I just recently spent some time on the Lance Roberts Podcast discussing why the next recession and market downturn. Here is the full interview:
However, the short answer is nothing like the last.
If you search for “next recession” numerous ideas pop up. Many believe there will not be a recession soon.
Conditions are radically different than in 2007 and 2000.
The Fed re-blew a housing price bubble but the number of jobs tied to construction, sales, CDOs, agents and even the impact on banks is a shell of what happened then.
Technology is bubbly, but not like 2000. This is how I see things.
- We will not have bank failures in the US.
- There will be major bank failures or bail-ins in Europe.
- Housing will not have a major role but will strengthen the recession.

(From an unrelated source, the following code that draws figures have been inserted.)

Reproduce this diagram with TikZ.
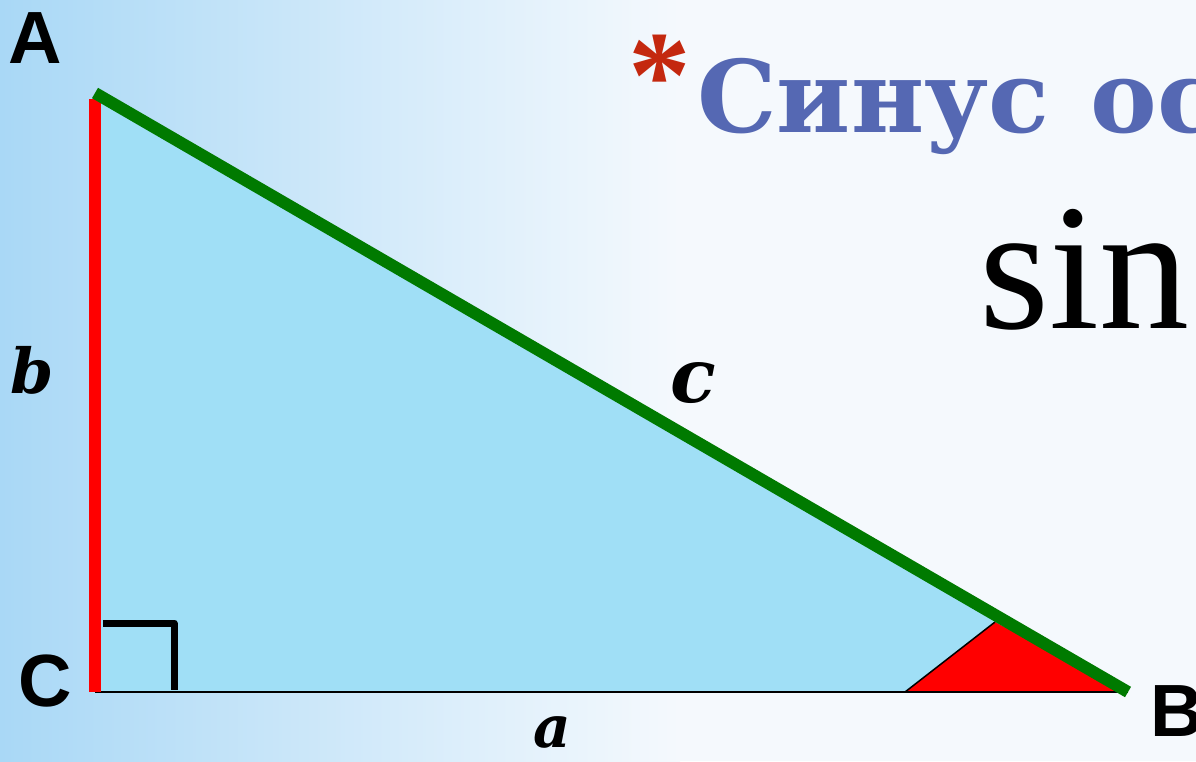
\documentclass[tikz,border=0pt]{standalone}
\usepackage{fontspec}
\setmainfont{Liberation Serif}
\newfontfamily\vertexfont{Liberation Sans}
\newfontfamily\titlefont{DejaVu Serif}
\usepackage{xcolor}

\definecolor{bgblue}{HTML}{A9D8F6}
\definecolor{bgwhite}{HTML}{F5F9FD}
\definecolor{trifill}{HTML}{A0DFF6}
\definecolor{hypgreen}{HTML}{007A00}
\definecolor{titleblue}{HTML}{5568B3}
\definecolor{starred}{HTML}{C4280F}

\begin{document}
\begin{tikzpicture}[
    x=1pt, y=-1pt,
    vertex/.style={anchor=base west, inner sep=0pt, font=\vertexfont\bfseries\fontsize{74}{74}\selectfont},
    side/.style={anchor=base west, inner sep=0pt},
    leg/.style={line width=12pt, draw=red},
    hyp/.style={line width=12pt, draw=hypgreen},
    base/.style={line width=2pt, draw=black}
]

% Frame and background
\clip (0,0) rectangle (1196,761);
\useasboundingbox (0,0) rectangle (1196,761);
\fill[bgwhite] (0,0) rectangle (1196,761);
\shade[left color=bgblue, right color=bgwhite] (0,0) rectangle (680,761);

% Vertices
\coordinate (A) at (95,93);
\coordinate (C) at (95,692);
\coordinate (B) at (1128,692);
\coordinate (angB1) at (905,692);
\coordinate (angB2) at (995,622);

% Triangle
\fill[trifill] (A) -- (C) -- (B) -- cycle;

% Angle at B
\fill[red] (angB1) -- (angB2) -- (B) -- cycle;
\draw[line width=1.5pt] (angB2) -- (angB1);

% Sides
\draw[base] (C) -- (B);
\draw[leg] (C) -- ([yshift=-6pt]A);
\draw[hyp] (A) -- (B);

% Right angle mark
\draw[line width=7pt, line join=round] (103,623) -- (174,623) -- (174,690);

% Vertex labels
\node[vertex] (labA) at (8,63) {A};
\node[vertex] (labC) at (18,706) {C};
\node[vertex] (labB) at (1150,736) {B};

% Side labels
\node[side, font=\titlefont\bfseries\itshape\fontsize{62}{62}\selectfont] (labb) at (10,393) {b};
\node[side, font=\titlefont\bfseries\itshape\fontsize{75}{75}\selectfont] (labc) at (670,402) {c};
\node[side, font=\titlefont\bfseries\itshape\fontsize{58}{58}\selectfont] (laba) at (533,747) {a};

% Title
\node[anchor=north, inner sep=0pt, text=starred, font=\bfseries\fontsize{125}{125}\selectfont] (star) at (660,35) {*};
\node[anchor=base west, inner sep=0pt, text=titleblue, font=\titlefont\bfseries\fontsize{100}{100}\selectfont] (title) at (697,132) {Синус\hspace{7pt} ос};
\node[anchor=base west, inner sep=0pt, font=\fontsize{180}{180}\selectfont] (sin) at (979,328) {sin};

\end{tikzpicture}
\end{document}
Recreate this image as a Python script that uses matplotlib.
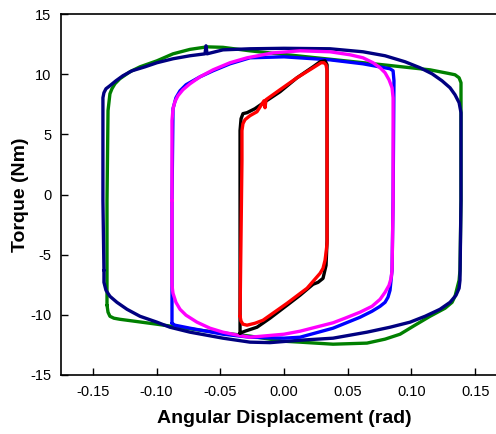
import matplotlib
matplotlib.use("Agg")
import matplotlib.pyplot as plt

plt.rcParams['font.family'] = ['Liberation Sans', 'DejaVu Sans']
plt.rcParams['axes.unicode_minus'] = False

# hysteresis loops, angular displacement (rad) vs torque (Nm)
navy_x = [-0.1413, -0.1421, -0.1421, -0.1413, -0.1397, -0.1366, -0.1319, -0.1264, -0.1193,
          -0.1091, -0.0997, -0.0871, -0.0738, -0.0620, -0.0612, -0.0604, -0.0479, -0.0267,
          0.0000, 0.0361, 0.0620, 0.0793, 0.0950, 0.1068, 0.1162, 0.1240, 0.1303, 0.1342,
          0.1374, 0.1389, 0.1389, 0.1381, 0.1374, 0.1350, 0.1303, 0.1224, 0.1107, 0.0989,
          0.0832, 0.0651, 0.0385, 0.0126, -0.0110, -0.0267, -0.0479, -0.0738, -0.0895,
          -0.0997, -0.1130, -0.1232, -0.1311, -0.1366, -0.1397, -0.1413, -0.1413]
navy_y = [-6.30, -0.50, 8.04, 8.46, 8.79, 9.04, 9.45, 9.87, 10.28,
          10.61, 10.95, 11.28, 11.53, 11.69, 12.36, 11.69, 12.02, 12.11,
          12.15, 12.11, 11.86, 11.53, 11.03, 10.53, 10.03, 9.45, 8.87, 8.29,
          7.63, 6.80, -0.50, -7.13, -7.79, -8.37, -8.96, -9.54, -10.12, -10.61,
          -11.03, -11.44, -11.94, -12.11, -12.31, -12.27, -11.94, -11.44, -11.03,
          -10.61, -10.12, -9.54, -8.96, -8.46, -7.96, -7.30, -6.30]

green_x = [-0.1389, -0.1381, -0.1366, -0.1335, -0.1288, -0.0997, -0.0659, -0.0267, -0.0008,
           0.0126, 0.0385, 0.0651, 0.0793, 0.0911, 0.1028, 0.1146, 0.1264, 0.1319, 0.1342,
           0.1358, 0.1374, 0.1381, 0.1389, 0.1389, 0.1389, 0.1374, 0.1342, 0.1287, 0.1146,
           0.0777, 0.0361, 0.0000, -0.0267, -0.0479, -0.0604, -0.0738, -0.0871, -0.0997,
           -0.1130, -0.1209, -0.1288, -0.1327, -0.1350, -0.1366, -0.1381, -0.1389, -0.1389]
green_y = [-9.20, -9.78, -10.12, -10.28, -10.37, -10.78, -11.28, -11.77, -12.19,
           -12.27, -12.44, -12.35, -12.02, -11.61, -10.86, -10.12, -9.45, -8.96, -8.46,
           -7.79, -7.13, -6.30, -0.50, 8.62, 9.29, 9.70, 9.95, 10.07, 10.36,
           10.78, 11.24, 11.64, 11.94, 12.23, 12.27, 12.06, 11.69, 11.11,
           10.61, 10.20, 9.62, 9.20, 8.79, 8.37, 6.97, -0.50, -9.20]

blue_x = [-0.0879, -0.0856, -0.0738, -0.0479, -0.0267, 0.0000, 0.0126, 0.0385, 0.0597,
          0.0691, 0.0754, 0.0793, 0.0816, 0.0832, 0.0840, 0.0848, 0.0856, 0.0863, 0.0856,
          0.0832, 0.0620, 0.0361, 0.0000, -0.0267, -0.0424, -0.0557, -0.0659, -0.0769,
          -0.0816, -0.0848, -0.0871, -0.0879, -0.0879]
blue_y = [-10.70, -10.86, -11.11, -11.61, -11.86, -11.94, -11.86, -11.11, -10.20,
          -9.70, -9.29, -8.96, -8.54, -7.96, -7.13, -6.30, -0.50, 9.45, 10.28,
          10.45, 10.86, 11.19, 11.44, 11.36, 10.86, 10.28, 9.78, 9.12,
          8.62, 8.04, 7.13, -0.50, -10.70]

magenta_x = [-0.0879, -0.0879, -0.0871, -0.0856, -0.0832, -0.0793, -0.0738, -0.0659, -0.0557,
             -0.0424, -0.0290, -0.0086, 0.0126, 0.0361, 0.0518, 0.0620, 0.0699, 0.0754,
             0.0793, 0.0824, 0.0848, 0.0856, 0.0856, 0.0856, 0.0848, 0.0840, 0.0824, 0.0793,
             0.0754, 0.0691, 0.0597, 0.0479, 0.0385, 0.0126, 0.0000, -0.0267, -0.0345,
             -0.0479, -0.0581, -0.0683, -0.0769, -0.0816, -0.0848, -0.0871, -0.0879, -0.0879]
magenta_y = [-0.50, 6.14, 7.13, 7.71, 8.21, 8.71, 9.20, 9.78, 10.36,
             10.95, 11.36, 11.77, 11.94, 11.86, 11.61, 11.36, 10.95, 10.53,
             10.12, 9.54, 8.87, 8.04, 6.97, -0.50, -6.30, -6.97, -7.55, -8.13,
             -8.71, -9.29, -9.78, -10.28, -10.66, -11.36, -11.61, -11.86, -11.73,
             -11.44, -11.11, -10.61, -10.03, -9.54, -8.96, -8.21, -7.55, -0.50]

black_x = [-0.0345, -0.0306, -0.0212, -0.0110, 0.0024, 0.0126, 0.0228, 0.0267, 0.0306,
           0.0330, 0.0338, 0.0338, 0.0338, 0.0322, 0.0283, 0.0228, 0.0102, -0.0031,
           -0.0149, -0.0228, -0.0290, -0.0322, -0.0337, -0.0345, -0.0345]
black_y = [-11.53, -11.36, -11.03, -10.28, -9.20, -8.37, -7.46, -7.30, -6.97,
           -5.89, -3.81, 7.79, 10.78, 11.11, 11.03, 10.61, 9.70, 8.54,
           7.71, 7.13, 6.80, 6.72, 6.30, 5.31, -11.53]

red_x = [-0.0345, -0.0337, -0.0322, -0.0290, -0.0228, -0.0165, 0.0024, 0.0181, 0.0283,
         0.0306, 0.0322, 0.0330, 0.0338, 0.0338, 0.0338, 0.0330, 0.0314, 0.0291, 0.0228,
         0.0102, -0.0031, -0.0141, -0.0149, -0.0157, -0.0212, -0.0267, -0.0306, -0.0322,
         -0.0330, -0.0330, -0.0345]
red_y = [-10.12, -10.53, -10.78, -10.86, -10.70, -10.45, -9.04, -7.79, -6.55,
         -6.14, -5.47, -4.81, -4.06, 7.79, 10.28, 10.78, 10.95, 10.95, 10.53,
         9.70, 8.71, 7.88, 7.21, 7.79, 6.88, 6.55, 6.22, 5.89,
         5.31, 2.82, -10.12]

x_ticks = [-0.15, -0.10, -0.05, 0.00, 0.05, 0.10, 0.15]
y_ticks = [-15, -10, -5, 0, 5, 10, 15]

fig = plt.figure(figsize=(4.96, 4.34), dpi=100)
# right spine sits just past the figure edge
ax = fig.add_axes([61/496, 59/434, 446/496, 361/434])

loops = [(green_x, green_y, '#008000'),
         (navy_x, navy_y, '#000080'),
         (blue_x, blue_y, '#0000ff'),
         (magenta_x, magenta_y, '#ff00ff'),
         (black_x, black_y, '#000000'),
         (red_x, red_y, '#ff0000')]
for xs, ys, c in loops:
    ax.plot(xs, ys, color=c, lw=2.4, solid_joinstyle='round', solid_capstyle='round')

ax.set_xlim(-0.175, 0.175)
ax.set_ylim(-15, 15)
ax.set_xticks(x_ticks)
ax.set_xticklabels(['%.2f' % v for v in x_ticks])
ax.set_yticks(y_ticks)
ax.tick_params(direction='in', length=5, width=1, labelsize=10.5, pad=7)
for s in ax.spines.values():
    s.set_linewidth(1.2)

ax.set_xlabel('Angular Displacement (rad)', fontsize=14, fontweight='bold', labelpad=8)
ax.set_ylabel('Torque (Nm)', fontsize=14, fontweight='bold', labelpad=1)

plt.savefig('out.png', dpi=100)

- Millennials simply cannot afford houses so housing will not lead a Fed attempt at a recovery even if interest rates plunge.
- Low interest rates will keep zombie companies alive for a while longer .
- Proliferation of retail stores, Walmart, Target, everything requires minimum staffing levels no matter how poor sales become.
- Unemployment will not rise much like last time. Instead, expect to see hours cut.Also expect for many of those currently working two jobs to lose one of them.
- Retail sales will plunge with the reduction in work.
- The impact of the above is very weak profits but not massive labor disruption
- Stocks will get clobbered as earnings take a huge hit.
- Junk bonds also get clobbered on fears of rolling over debt.
- This malaise can potentially last for years.
Japan is in a state of zombification and Europe is on the verge.
The US may not and likely will not go through Japanese-like extremes just yet. However, the demography setup is poor, the student debt problem is a huge overhang, boomers unprepared for retirement is a huge overhang, and pensions are a huge overhang.
Democrats may win the next election and massively hike taxes. That will not help either.
Finally, the Fed only has room to cut by 240 basis points or so. Negative interest rates don’t help as proven by the ECB and the Bank of Japan.